*** Data to use

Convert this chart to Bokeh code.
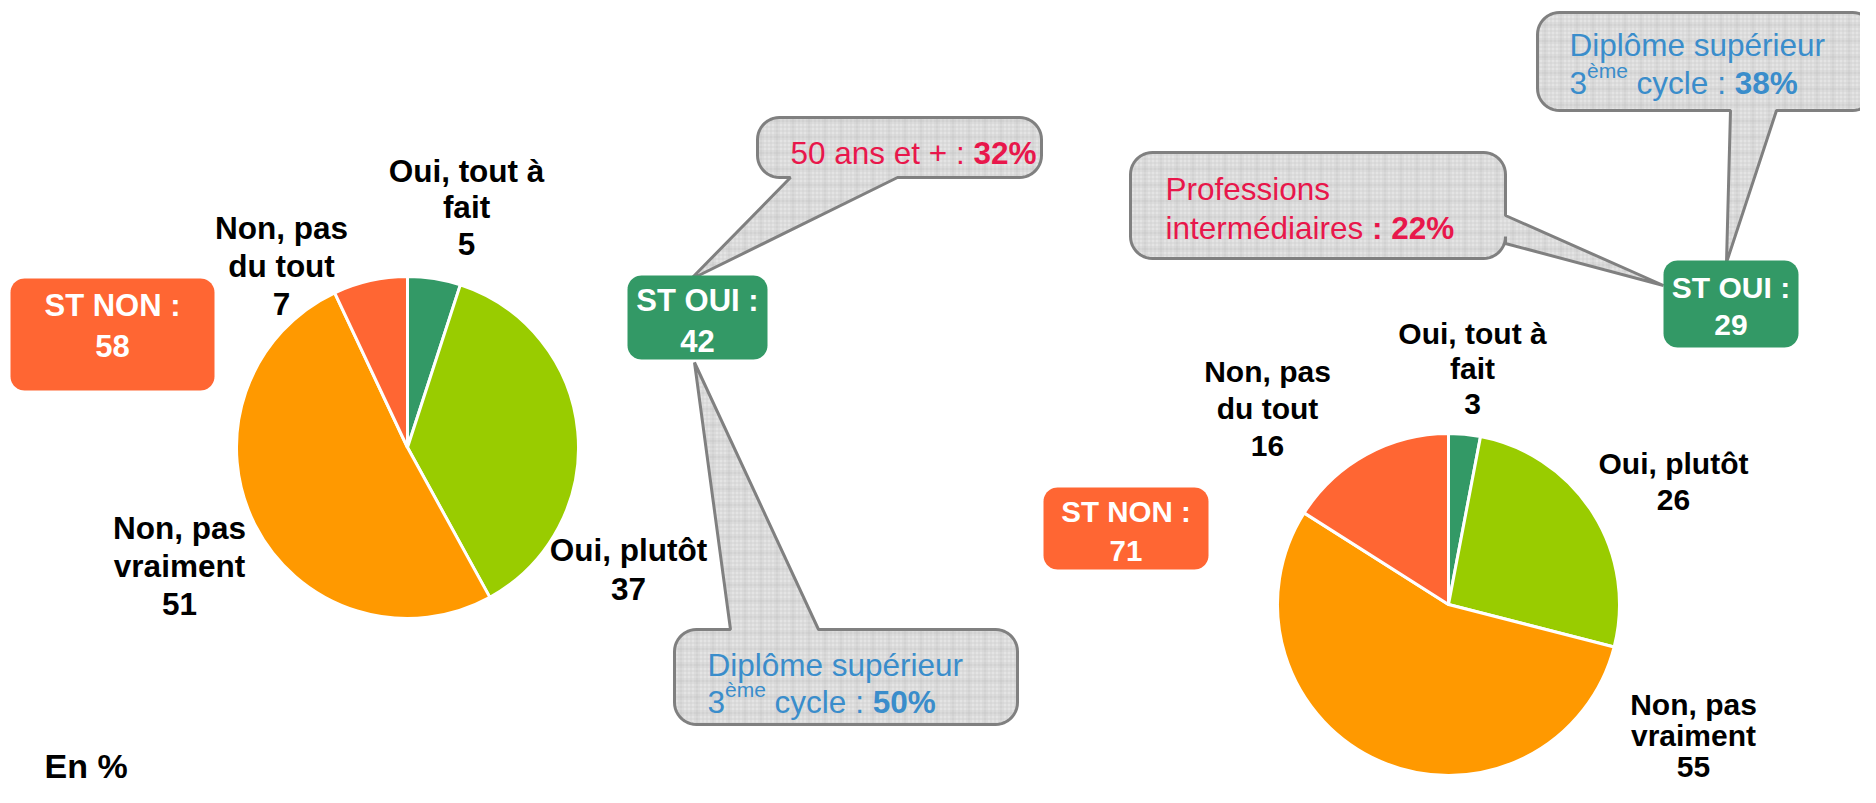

******
*** Data to use

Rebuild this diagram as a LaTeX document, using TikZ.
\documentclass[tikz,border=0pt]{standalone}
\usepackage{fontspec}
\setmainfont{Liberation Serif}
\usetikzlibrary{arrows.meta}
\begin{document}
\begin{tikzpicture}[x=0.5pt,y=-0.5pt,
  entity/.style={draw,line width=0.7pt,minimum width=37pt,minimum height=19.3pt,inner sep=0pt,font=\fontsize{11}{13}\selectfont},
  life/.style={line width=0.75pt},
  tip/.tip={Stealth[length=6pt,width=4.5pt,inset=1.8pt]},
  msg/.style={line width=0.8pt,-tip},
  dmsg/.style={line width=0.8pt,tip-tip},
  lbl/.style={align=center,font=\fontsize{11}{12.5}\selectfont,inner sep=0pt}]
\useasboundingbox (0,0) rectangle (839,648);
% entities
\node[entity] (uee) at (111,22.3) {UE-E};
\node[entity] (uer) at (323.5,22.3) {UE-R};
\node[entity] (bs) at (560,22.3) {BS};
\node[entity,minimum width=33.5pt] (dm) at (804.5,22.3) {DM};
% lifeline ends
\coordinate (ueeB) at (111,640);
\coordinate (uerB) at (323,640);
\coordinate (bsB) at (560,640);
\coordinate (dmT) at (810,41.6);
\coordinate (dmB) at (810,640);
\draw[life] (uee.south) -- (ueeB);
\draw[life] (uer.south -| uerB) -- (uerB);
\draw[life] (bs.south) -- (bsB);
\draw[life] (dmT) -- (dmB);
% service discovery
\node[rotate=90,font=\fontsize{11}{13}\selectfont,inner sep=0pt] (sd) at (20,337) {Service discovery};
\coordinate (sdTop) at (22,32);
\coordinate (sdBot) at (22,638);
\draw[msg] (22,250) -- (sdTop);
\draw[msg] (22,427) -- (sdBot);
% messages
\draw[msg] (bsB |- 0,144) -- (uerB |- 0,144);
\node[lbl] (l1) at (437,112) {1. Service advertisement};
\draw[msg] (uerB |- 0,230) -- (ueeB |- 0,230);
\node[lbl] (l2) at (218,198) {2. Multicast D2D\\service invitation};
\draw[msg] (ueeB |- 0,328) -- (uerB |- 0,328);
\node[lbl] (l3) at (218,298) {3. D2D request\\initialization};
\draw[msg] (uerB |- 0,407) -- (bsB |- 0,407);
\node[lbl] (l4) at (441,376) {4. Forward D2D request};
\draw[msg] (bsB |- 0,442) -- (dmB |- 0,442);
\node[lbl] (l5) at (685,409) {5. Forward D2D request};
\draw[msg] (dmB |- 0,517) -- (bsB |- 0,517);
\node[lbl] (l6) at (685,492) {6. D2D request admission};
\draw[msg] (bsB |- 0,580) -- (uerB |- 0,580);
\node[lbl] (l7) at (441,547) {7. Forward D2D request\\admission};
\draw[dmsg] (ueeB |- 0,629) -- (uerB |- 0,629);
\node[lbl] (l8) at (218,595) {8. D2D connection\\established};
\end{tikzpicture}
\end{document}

******
*** Data to use

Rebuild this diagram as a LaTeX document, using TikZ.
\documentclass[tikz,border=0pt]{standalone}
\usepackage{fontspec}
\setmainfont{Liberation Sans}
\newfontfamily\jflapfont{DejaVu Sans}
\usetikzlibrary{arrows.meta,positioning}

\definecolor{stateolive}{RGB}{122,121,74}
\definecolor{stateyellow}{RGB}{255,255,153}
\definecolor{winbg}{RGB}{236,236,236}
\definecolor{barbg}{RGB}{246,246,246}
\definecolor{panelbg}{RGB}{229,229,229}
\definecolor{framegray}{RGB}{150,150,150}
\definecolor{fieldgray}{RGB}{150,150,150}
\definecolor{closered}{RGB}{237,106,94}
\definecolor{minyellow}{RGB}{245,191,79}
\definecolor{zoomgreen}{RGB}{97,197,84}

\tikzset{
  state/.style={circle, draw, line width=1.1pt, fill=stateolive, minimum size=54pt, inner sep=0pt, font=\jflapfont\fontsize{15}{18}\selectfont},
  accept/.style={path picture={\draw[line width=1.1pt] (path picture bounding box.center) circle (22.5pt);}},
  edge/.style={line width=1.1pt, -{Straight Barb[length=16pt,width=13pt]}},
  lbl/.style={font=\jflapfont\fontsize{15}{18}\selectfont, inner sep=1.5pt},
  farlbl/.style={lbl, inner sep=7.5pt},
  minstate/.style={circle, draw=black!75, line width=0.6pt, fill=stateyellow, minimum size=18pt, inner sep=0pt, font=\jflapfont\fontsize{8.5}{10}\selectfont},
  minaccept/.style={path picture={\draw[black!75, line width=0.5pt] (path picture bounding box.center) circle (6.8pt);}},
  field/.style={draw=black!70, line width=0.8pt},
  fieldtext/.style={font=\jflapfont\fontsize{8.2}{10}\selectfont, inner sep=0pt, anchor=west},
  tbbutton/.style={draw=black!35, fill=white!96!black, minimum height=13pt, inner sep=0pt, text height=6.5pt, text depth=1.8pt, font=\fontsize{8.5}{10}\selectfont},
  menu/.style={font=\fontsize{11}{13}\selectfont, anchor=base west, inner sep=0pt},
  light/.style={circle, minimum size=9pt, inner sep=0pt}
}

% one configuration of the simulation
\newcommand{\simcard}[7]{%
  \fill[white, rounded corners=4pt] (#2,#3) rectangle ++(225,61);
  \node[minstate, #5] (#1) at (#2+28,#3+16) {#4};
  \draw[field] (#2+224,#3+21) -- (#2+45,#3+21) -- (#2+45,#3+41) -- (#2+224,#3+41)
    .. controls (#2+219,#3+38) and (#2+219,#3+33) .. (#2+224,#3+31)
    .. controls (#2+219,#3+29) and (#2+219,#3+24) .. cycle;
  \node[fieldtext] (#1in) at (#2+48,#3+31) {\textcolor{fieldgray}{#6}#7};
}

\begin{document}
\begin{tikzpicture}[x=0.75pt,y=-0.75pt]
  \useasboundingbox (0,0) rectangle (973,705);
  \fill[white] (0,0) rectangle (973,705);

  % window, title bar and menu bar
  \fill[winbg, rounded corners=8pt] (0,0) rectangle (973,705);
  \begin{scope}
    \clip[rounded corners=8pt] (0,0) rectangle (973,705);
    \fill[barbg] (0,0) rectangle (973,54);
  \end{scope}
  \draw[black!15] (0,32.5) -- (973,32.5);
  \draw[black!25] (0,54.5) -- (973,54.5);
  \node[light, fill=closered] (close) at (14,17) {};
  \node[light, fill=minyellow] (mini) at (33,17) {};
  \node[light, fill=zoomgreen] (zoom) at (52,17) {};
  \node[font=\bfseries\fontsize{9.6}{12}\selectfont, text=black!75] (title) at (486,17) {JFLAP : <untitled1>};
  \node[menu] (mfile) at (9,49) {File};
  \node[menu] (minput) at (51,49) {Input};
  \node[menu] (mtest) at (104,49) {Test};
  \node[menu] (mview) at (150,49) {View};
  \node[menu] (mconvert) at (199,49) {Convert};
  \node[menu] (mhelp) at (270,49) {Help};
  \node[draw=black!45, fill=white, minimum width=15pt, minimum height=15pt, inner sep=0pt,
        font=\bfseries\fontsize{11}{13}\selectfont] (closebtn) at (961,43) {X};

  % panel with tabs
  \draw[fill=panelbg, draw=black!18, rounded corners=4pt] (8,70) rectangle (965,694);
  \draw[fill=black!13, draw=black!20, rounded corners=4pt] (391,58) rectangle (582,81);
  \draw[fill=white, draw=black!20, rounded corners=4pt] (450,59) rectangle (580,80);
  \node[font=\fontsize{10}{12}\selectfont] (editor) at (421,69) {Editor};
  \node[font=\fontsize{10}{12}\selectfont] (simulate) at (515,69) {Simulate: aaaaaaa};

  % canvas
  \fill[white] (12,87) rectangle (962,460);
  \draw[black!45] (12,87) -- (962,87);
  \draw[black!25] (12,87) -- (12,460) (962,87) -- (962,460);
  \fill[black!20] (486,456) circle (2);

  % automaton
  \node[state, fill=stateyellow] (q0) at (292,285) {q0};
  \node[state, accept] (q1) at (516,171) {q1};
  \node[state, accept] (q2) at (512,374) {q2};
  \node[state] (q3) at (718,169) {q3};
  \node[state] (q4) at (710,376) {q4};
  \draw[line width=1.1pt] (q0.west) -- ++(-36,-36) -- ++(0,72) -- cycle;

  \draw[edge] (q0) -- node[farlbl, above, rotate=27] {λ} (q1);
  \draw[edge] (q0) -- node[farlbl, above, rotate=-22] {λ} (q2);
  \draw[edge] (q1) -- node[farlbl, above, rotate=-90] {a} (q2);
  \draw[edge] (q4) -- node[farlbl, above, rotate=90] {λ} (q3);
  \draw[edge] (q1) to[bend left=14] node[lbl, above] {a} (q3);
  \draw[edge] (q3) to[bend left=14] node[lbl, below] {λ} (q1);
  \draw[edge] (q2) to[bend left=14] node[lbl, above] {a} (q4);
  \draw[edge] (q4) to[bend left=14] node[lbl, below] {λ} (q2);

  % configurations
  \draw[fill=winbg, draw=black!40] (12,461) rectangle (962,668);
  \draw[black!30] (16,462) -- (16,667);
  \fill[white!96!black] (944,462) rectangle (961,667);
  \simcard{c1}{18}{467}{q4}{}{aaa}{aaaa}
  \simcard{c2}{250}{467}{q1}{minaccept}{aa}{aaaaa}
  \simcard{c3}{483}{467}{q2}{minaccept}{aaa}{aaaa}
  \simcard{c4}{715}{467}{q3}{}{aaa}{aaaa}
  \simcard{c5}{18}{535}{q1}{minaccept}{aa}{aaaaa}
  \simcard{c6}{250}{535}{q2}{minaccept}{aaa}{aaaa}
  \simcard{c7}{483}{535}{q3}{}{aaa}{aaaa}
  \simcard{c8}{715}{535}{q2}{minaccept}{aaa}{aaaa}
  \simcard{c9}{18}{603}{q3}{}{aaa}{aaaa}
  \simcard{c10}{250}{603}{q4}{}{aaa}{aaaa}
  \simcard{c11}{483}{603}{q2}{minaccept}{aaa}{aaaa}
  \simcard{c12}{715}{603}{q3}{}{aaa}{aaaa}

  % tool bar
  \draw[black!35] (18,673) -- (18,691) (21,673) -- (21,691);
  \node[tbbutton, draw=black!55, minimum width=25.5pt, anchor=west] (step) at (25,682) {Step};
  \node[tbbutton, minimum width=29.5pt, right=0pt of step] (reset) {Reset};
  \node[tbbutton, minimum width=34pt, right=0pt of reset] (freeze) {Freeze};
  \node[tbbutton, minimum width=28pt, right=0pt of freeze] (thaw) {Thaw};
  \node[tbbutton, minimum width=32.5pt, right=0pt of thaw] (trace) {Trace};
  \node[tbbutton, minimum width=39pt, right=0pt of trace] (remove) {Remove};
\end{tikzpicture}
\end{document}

******

Problem details: Lines containing the word "Convert" are to be counted in the listing; state their number alone.

Written reply: 2